THE LIBRARY OF AMERICA
The Library of America, a nonprofit publisher and educational outreach entity, was founded in 1979 with grants from the Ford Foundation and the National Endowment for the Humanities. Although its mission was a well-grounded and no-nonsense business approach to publishing, it essentially was fulfilling a long-held dream by the great critic Edmund Wilson and others. The United States of America, they felt, ought to have a publications series of high standards and high quality of production for its national literature, and it ought to reflect the diversity and traditions of all of its writing.
The first books appeared in 1982, when I first began selling new books in an independent book store here in Carlisle. (The founding of Whistlestop Bookshop was three years away.) I still have my copies of Hawthorne, Melville, and Whitman.
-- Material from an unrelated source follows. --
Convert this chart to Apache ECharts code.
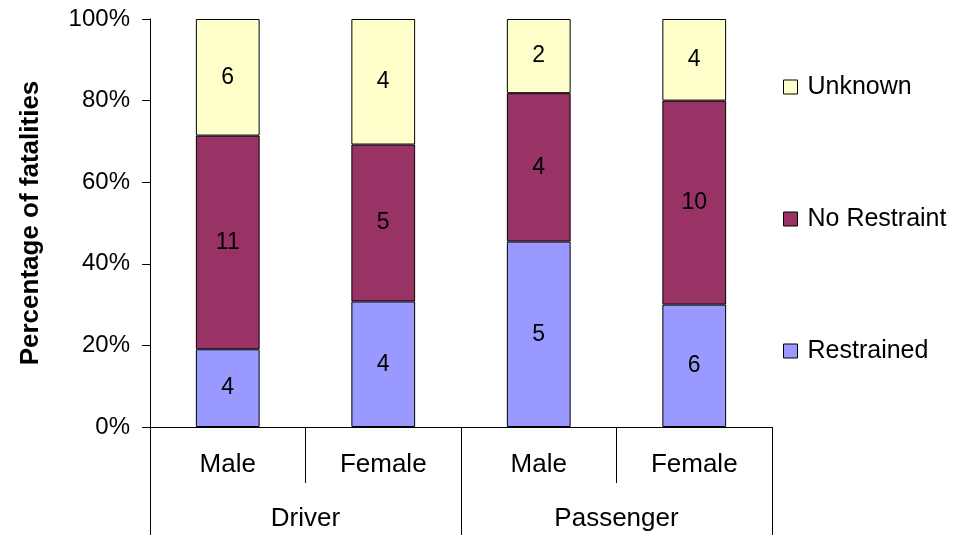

I won’t tell you how many of the 300+ to date I have acquired, but I am happy to say I never regretted one. The books are remarkably beautiful and efficient and scholarly and finely-made. They are sometimes the only respectable edition available (beware of photo-offset print-on-demand editions!). The accompanying chronologies and notes and textual discussions of every volume are a joy and an education. I cannot praise them too highly.
This listing is what I carry in the store. If you would like other volumes, send me an e-mail or call the store. Enjoy browsing, buying, and owning landmark definitive editions of great writers or great American subjects.
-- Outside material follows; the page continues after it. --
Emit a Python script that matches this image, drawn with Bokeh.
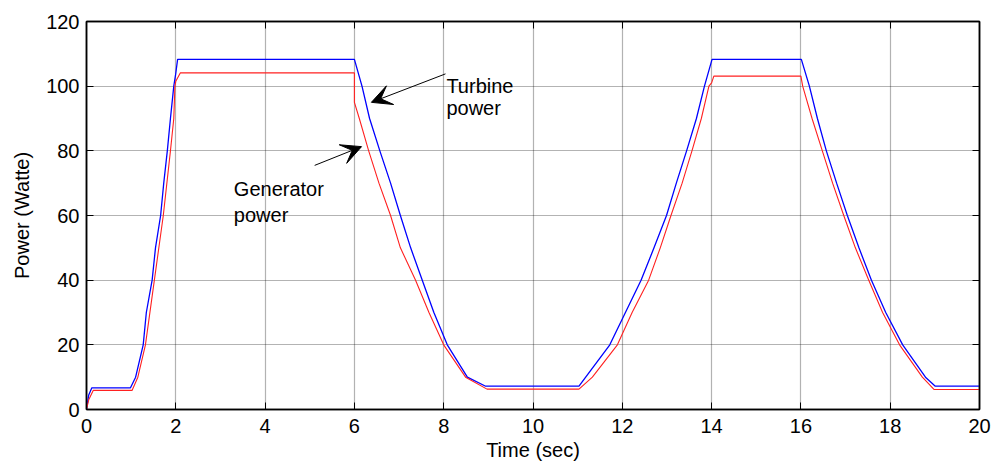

The listings are alphabetical by author except for new or recent anthologies at the top. Older anthologies are at the bottom of the page.
All James Baldwin titles and Ursula K. Le Guin titles are on the respective pages of the authors.
The American Revolution: Writings from the Pamphlet Debate 1764–1776 (boxed set)
The American Revolution: Writings from the Pamphlet Debate 1764–1776 (boxed set)
For the 250th anniversary of the Stamp Act Crisis, the momentous upheaval that marked the beginning of the American Revolution, Pulitzer Prize–winning historian Gordon S. Wood presents a landmark two-volume edition of the political debate that led to independence. A contest of words between Americans and Britons and among the colonists themselves, this debate was carried on largely in inexpensive pamphlets—the galvanizing medium of their day. Those concerned with the American controversy number well over a thousand, and they cover all of the most fundamental concerns of politics—the nature of power, liberty, representation, rights and constitutions, the division of authority between different spheres of government, and sovereignty.
This unprecedented collection gathers in two authoritative Library of America volumes the full texts of thirty-nine of the most fascinating and important of these works, including pamphlets by Thomas Jefferson, Samuel Johnson, and Edmund Burke. Here, in its entirety, is John Dickinson’s justly famous Letters from a Farmer in Pennsylvania, the most significant political tract prior to Thomas Paine’s Common Sense, which is also included. Here too is the dramatic transcript of Benjamin Franklin’s testimony before Parliament as it debated repeal of the Stamp Act. By the time the political contest traced here was over, the first British empire was in tatters, and Americans had not only clarified their understanding of the limits of public power, they had prepared the way for their grand experiment in republican self-government and constitution-making.